The purpose of being able to compute the error, of course, is to be able to optimize the weights to minimize the error; that is, the process of learning. We learn via an algorithm known as backpropagation, which we can derive in a similar manner to forward propagation. In order to use gradient descent (or another algorithm) to train our network, we need to compute the derivative of the error with respect to each weight. Using the chain rule, we get that
$$\frac{\partial E}{\partial w_{ij}^\ell} = \frac{\partial E}{\partial x_j^{\ell + 1}}\frac{\partial x_j^{\ell + 1}}{\partial w_{ij}^\ell}$$
Note that we only get a contribution from $x_j^{\ell +1}$ since that weight appears nowhere else. Looking at the equation for forward propagation $\left(x_i^\ell = \sum_j w_{ji}^{\ell – 1} y_j^{\ell – 1}\right)$, we see that the partial with respect to any given weight is just the activation from its origin neuron. Thus, the chain rule above becomes
$$\frac{\partial E}{\partial w_{ij}^\ell} = y_i^\ell \frac{\partial E}{\partial x_j^{\ell+1}}$$
We already know all the values of $y$, so we just need to compute the partial with respect to the input $x_j$. However, we know that $y_i^\ell = \sigma(x_i^\ell) + I_i^\ell$, so we can once more use the chain rule to write
$$\frac{\partial E}{\partial x_j^\ell} = \frac{\partial E}{\partial y_j^\ell}\frac{\partial y_j^\ell}{\partial x_j^\ell}= \frac{\partial E}{\partial y_j^\ell}\frac{\partial}{\partial x_j^\ell}\left(\sigma(x_j^\ell) + I_j^\ell\right) = \frac{\partial E}{\partial y_j^\ell} \sigma'(x_j^\ell)$$

Again, $y_j^\ell$ is the only expression in which we ever see an $x_j^\ell$ term, so it is the only contribution to the chain rule. The only bit we have yet to derive is the derivative with respect to the activation $y_i^\ell$. If $\ell = L$ (that is, we’re looking at the output layer), then we know that the partial is just the derivative of the error function, which is directly a function of those activations:
$$\frac{\partial E}{\partial y_i^L} = \frac{d}{d y_i^L} E(y^L).$$
As we discussed earlier, we require that this derivative is just a function of $y_i^L$ and none of the other activations in the output layer.

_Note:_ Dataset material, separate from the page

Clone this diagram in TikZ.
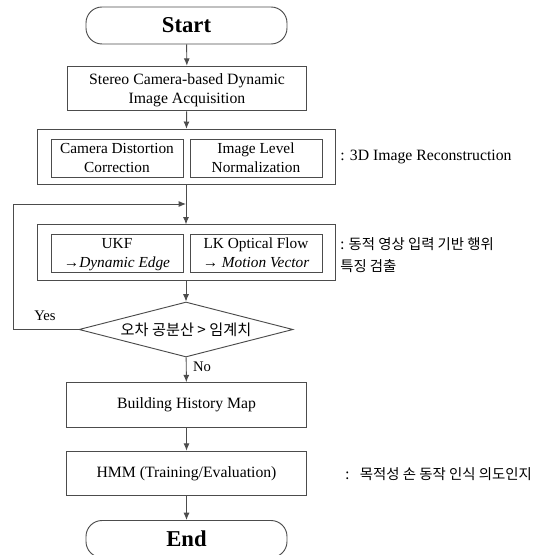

Finally, if we are not looking in the output layer, then we simply use chain rule once more:
$$\frac{\partial E}{\partial y_i^\ell} = \sum \frac{\partial E}{\partial x_j^{\ell + 1}} \frac{\partial x_j^{\ell + 1}}{\partial y_i^\ell} = \sum \frac{\partial E}{\partial x_j^{\ell + 1}} w_{ij}.$$
Unlike the previous two applications, we see that $y_i^\ell$ is in many expressions throughout the neural network (the entire next layer). Applying the chain rule, we sum over all these contributions, and find that what we get is the derivatives of the inputs to the next layer weighted by how much $y_i^\ell$ matters to each input. Intuitively speaking, this means that the error at a particular node in layer $\ell$ is the combination of errors at the next nodes (layer $\ell + 1$), weighted by the size of the contribution of the node in layer $\ell$ to each of those nodes in layer $\ell +1$.

These equations are complete, and allow us to compute the gradient of the error (the partial with respect to all of the weights). The full algorithm follows.

Backpropagation:

Compute errors at the output layer $L$:
$$\frac{\partial E}{\partial y_i^L} = \frac{d}{d y_i^L} E(y^L)$$

Compute partial derivative of error with respect to neuron input (sometimes known as “deltas”) at first layer $\ell$ that has known errors:
$$\frac{\partial E}{\partial x_j^\ell} = \sigma'(x_j^\ell)\frac{\partial E}{\partial y_j^\ell}$$

Compute errors at the previous layer (backpropagate errors):
$$\frac{\partial E}{\partial y_i^\ell} =\sum w_{ij}^\ell \frac{\partial E}{\partial x_j^{\ell + 1}}$$

Repeat steps 2 and 3 until deltas are known at all but the input layer.

Compute the gradient of the error (derivative with respect to weights):
$$\frac{\partial E}{\partial w_{ij}^\ell} = y_i^\ell \frac{\partial E}{\partial x_j^{\ell+1}}$$
Note that in order to compute derivatives with respect to weights in a given layer, we use the activations in that layer and the deltas for the next layer. Thus, we never need to compute deltas for the input layer.